Stored records:
▶

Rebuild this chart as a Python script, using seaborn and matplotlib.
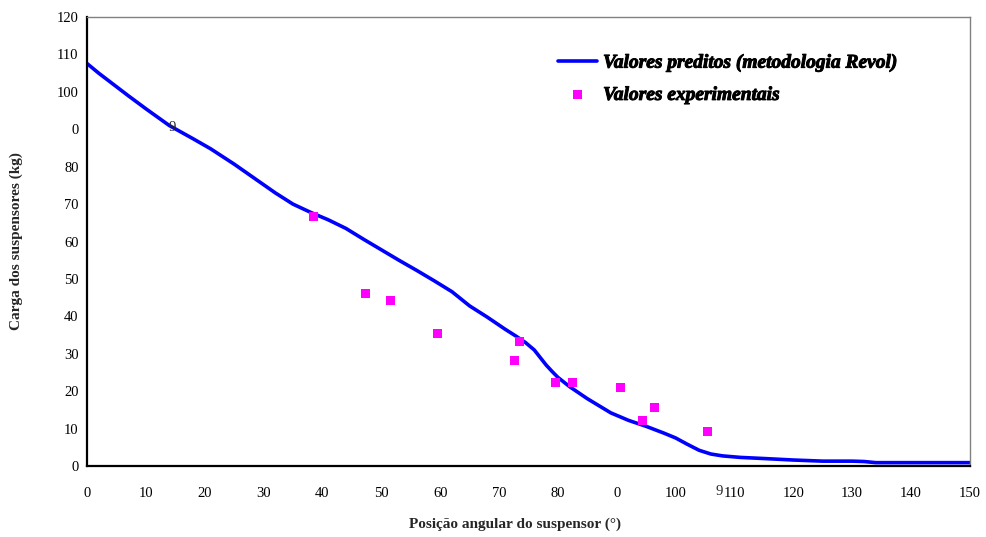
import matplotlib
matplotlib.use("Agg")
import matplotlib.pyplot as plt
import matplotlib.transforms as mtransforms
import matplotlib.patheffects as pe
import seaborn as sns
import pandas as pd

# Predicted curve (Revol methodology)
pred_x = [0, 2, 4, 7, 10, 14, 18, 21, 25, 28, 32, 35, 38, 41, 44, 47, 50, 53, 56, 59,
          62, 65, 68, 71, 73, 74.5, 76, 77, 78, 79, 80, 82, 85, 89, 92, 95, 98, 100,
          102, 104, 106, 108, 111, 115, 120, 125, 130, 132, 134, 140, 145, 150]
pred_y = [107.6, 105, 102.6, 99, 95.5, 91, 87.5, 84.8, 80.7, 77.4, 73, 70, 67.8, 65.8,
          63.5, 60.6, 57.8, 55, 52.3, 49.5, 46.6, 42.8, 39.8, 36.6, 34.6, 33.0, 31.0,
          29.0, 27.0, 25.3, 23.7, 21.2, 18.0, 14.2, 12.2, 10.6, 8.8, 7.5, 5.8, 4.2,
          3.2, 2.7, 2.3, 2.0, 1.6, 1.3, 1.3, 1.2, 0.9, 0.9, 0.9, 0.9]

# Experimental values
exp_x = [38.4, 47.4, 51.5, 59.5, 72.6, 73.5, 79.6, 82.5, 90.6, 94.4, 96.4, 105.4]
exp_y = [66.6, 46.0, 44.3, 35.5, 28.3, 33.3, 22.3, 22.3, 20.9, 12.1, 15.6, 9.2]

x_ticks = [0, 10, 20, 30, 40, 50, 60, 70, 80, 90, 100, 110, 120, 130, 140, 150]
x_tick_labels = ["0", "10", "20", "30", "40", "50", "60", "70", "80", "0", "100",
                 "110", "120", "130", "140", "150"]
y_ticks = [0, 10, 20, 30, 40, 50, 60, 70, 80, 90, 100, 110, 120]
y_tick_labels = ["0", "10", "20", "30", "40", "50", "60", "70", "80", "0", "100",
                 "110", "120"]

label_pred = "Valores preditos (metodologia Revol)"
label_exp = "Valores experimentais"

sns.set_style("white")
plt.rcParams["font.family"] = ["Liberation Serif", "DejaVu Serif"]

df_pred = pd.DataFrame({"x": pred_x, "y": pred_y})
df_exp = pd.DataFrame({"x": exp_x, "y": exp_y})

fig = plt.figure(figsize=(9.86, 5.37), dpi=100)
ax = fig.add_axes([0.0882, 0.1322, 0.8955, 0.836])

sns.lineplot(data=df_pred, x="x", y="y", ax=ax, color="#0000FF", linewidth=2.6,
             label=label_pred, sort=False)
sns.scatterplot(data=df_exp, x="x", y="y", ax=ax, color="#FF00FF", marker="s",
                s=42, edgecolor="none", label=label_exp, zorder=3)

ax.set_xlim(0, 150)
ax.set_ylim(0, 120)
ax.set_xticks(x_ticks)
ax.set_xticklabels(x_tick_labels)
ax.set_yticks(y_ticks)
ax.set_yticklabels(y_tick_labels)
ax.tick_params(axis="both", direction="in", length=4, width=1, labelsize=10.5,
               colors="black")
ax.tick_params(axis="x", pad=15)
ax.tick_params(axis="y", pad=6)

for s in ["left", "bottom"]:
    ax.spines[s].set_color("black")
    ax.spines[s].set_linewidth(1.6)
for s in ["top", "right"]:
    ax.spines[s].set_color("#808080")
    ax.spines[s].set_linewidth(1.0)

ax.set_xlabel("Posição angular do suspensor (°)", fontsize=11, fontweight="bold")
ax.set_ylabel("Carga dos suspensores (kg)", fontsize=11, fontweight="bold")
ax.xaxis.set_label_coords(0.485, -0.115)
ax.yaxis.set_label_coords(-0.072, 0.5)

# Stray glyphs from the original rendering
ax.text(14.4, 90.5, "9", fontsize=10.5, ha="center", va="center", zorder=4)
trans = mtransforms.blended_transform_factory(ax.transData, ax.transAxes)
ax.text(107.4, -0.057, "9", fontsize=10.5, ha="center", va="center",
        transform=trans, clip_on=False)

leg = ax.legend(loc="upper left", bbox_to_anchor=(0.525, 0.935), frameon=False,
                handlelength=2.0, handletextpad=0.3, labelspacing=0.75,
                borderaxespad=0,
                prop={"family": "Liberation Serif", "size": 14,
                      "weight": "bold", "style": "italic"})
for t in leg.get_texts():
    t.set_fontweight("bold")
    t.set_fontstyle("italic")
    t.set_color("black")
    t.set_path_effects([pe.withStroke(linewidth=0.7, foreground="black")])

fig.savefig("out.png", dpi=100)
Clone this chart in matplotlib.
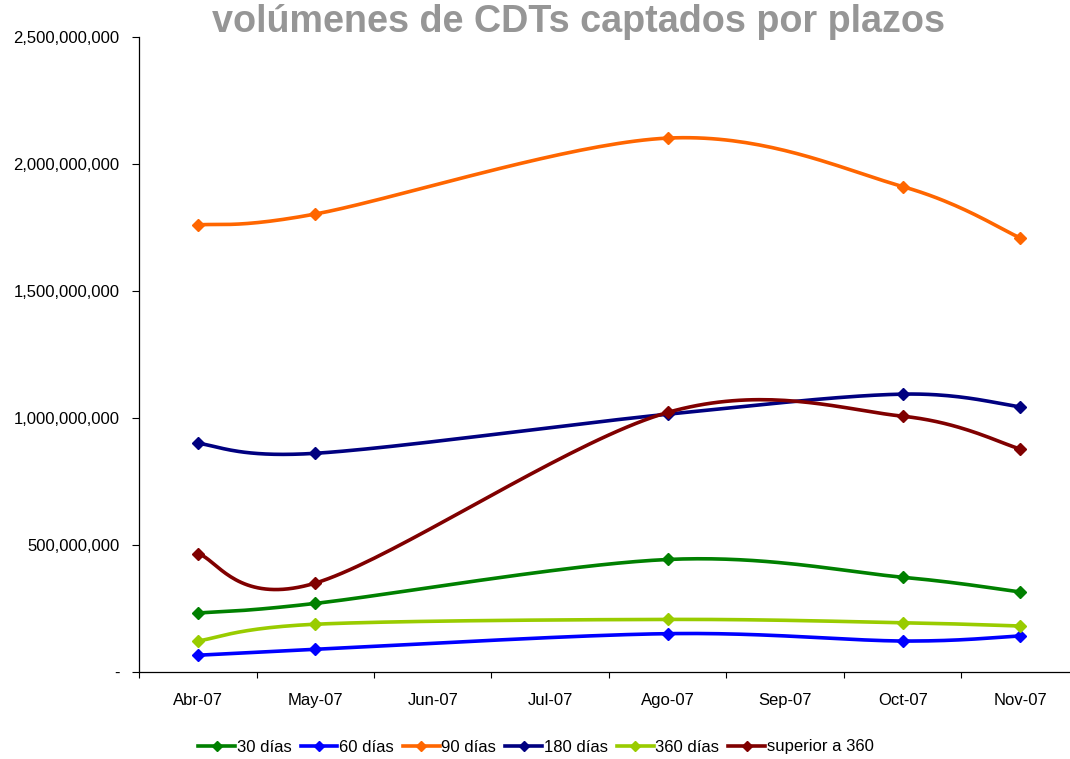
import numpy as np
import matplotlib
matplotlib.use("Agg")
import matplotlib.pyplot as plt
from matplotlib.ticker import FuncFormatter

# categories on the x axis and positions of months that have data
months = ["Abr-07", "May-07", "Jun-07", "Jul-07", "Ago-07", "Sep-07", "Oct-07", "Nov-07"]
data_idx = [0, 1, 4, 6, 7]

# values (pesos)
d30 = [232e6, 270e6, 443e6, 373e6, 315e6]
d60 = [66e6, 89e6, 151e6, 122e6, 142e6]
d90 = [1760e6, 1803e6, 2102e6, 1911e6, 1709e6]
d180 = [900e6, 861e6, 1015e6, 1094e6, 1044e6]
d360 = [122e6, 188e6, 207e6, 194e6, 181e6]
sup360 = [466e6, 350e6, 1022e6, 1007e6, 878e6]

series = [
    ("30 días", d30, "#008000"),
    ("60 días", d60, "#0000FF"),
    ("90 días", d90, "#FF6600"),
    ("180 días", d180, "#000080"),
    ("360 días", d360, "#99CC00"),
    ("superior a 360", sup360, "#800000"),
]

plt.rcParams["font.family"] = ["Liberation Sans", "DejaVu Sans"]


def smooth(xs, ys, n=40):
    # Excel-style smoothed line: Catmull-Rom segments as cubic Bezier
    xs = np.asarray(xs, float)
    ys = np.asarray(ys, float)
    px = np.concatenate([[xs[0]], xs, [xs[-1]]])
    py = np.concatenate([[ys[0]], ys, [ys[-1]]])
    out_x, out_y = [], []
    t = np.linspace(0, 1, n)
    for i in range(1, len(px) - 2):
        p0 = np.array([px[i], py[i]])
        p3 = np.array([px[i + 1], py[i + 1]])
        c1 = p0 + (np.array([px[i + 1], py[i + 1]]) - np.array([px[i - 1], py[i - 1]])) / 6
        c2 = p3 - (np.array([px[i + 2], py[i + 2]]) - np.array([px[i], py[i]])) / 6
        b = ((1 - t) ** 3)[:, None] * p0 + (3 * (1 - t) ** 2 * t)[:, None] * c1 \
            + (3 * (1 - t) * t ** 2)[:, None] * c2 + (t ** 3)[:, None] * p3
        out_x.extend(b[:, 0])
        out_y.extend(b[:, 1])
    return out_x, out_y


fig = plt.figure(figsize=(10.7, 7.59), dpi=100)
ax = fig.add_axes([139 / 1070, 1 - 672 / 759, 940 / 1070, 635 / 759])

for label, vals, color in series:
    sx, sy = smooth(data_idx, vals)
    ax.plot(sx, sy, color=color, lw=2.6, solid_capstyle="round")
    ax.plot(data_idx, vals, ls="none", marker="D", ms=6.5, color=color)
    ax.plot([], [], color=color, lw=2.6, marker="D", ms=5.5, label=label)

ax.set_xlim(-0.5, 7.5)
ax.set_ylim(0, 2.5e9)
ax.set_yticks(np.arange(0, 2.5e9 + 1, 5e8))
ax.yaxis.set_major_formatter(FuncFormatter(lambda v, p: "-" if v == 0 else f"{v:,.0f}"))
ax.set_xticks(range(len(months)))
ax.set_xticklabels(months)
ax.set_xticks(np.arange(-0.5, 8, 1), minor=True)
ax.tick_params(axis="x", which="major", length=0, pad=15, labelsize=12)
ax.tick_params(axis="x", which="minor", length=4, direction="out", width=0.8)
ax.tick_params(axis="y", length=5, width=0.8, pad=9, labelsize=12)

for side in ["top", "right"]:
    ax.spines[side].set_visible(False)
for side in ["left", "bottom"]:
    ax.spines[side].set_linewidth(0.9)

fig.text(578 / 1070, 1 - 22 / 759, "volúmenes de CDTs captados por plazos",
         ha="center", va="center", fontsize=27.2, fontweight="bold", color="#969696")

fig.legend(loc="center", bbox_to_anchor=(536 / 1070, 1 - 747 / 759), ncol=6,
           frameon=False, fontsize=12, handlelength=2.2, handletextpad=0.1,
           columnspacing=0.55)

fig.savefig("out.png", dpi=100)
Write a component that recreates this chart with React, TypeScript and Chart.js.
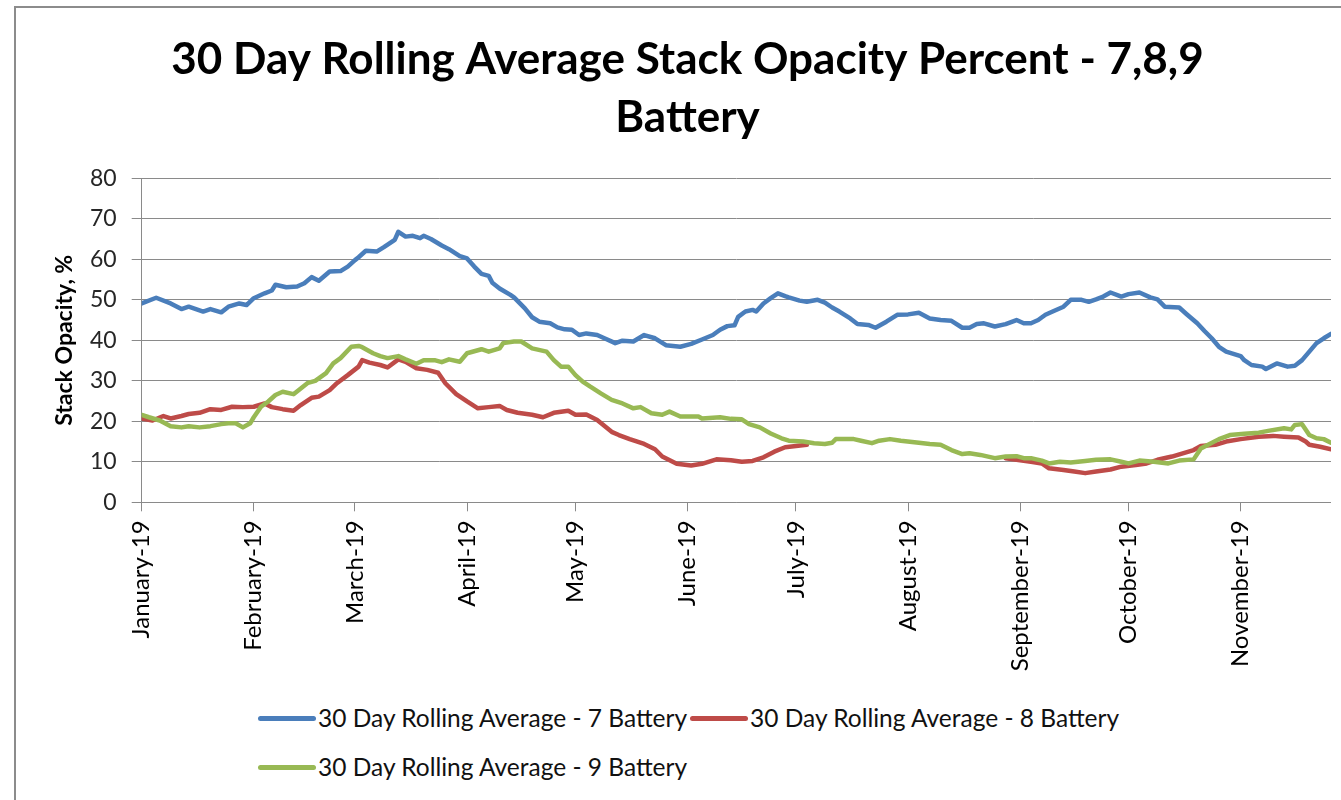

◀

To be done: Every line from the top of the material above through the line with "import pandas as pd" should be duplicated exactly, please; leave out the pictures.

Exercise response:
Rebuild this chart as a Python script, using seaborn and matplotlib.
import matplotlib
matplotlib.use("Agg")
import matplotlib.pyplot as plt
import matplotlib.transforms as mtransforms
import matplotlib.patheffects as pe
import seaborn as sns
import pandas as pd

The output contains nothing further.